Published in TC People

“What can you do when your boss holds all the cards and enjoys being a jerk? Or when an employee you really depend on is constantly whining and being difficult? Or when vitally important clients insist on being demeaning?

Those questions, and others about “the challenges and opportunities we face when we find ourselves in conflict with those in authority… and with those we have authority over,” are the focus of Making Conflict Work: Harnessing the Power of Disagreement, (Houghton, Mifflin Harcourt, 2014) coauthored by Peter T. Coleman, Professor of Psychology and Education and Director of TC’s International Center for Cooperation and Conflict Resolution, and psychologist and executive coach Robert Ferguson.

The two will discuss their work at TC at a book launch on Thursday, October 9th, from 6 to 8 pm in 179 Grace Dodge Hall.
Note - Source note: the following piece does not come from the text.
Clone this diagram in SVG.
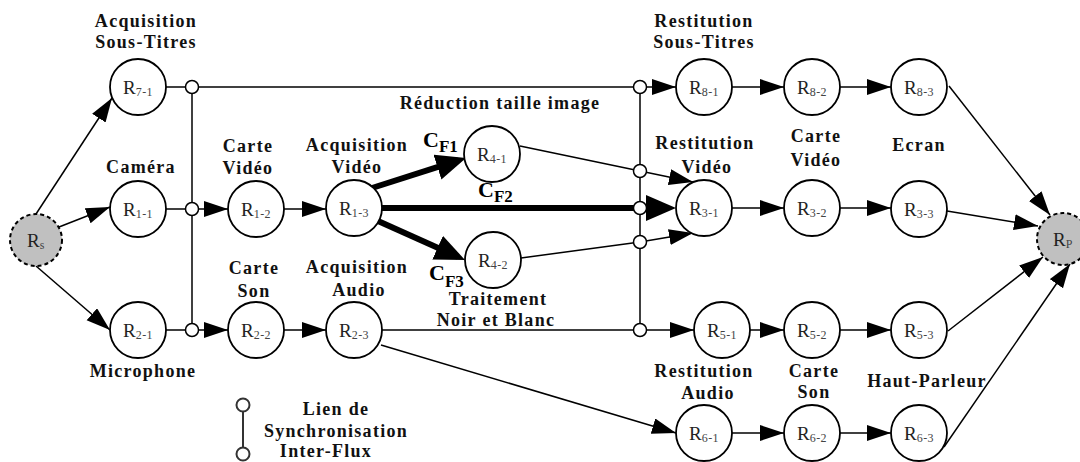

Johnston Barkat, United Nations Assistant Secretary-General, Ombudsman & Mediation Services (M. Phil. ’01) will introduce them.

Read Peter Coleman’s recent piece on increasing “conflict intelligence” in Psychology Today; also his skeptical op-ed in Time magazine on the announcement by Richard Branson, founder of Virgin Group, that he is giving employees unlimited vacation time.

The book’s premise is that while understanding the interaction of conflict and power is vital to effective conflict management, “talking about power differences openly is still taboo in most places in society” and is almost completely absent from discussions of conflicts in the workplace. That state of affairs ignores the reality that “the world may now be flat, but most organizations are not.”

More specifically, research suggests “the lack of detailed attention to emotions and relationships is the biggest gap in our understanding conflict today.”

In chapters with titles such as “Constructive Dominance,” “Strategic Appeasement” and “Principled Rebellion,” the authors lay out “a practical tutorial in managing conflicts across power differences.” Ultimately, they argue, people need a high order of “conflict intelligence” that equips them with a variety of strategies for managing differences of opinion. Like the late Nelson Mandala – “convener and boxer, nonviolent activist and violent militant, empowered prison and embattled president” – they need to be able to employ seemingly contradictory competencies and strategies.

“Know when you need to move from more cooperative and conciliatory strategies into more competitive or contentious ones,” they urge. “Know when to respond to conflict in a manner that “fits the situation, but also know when not to. Know what it looks like when the other disputants cross lines you refuse to cross. Know when it is time to rebel or revolt.”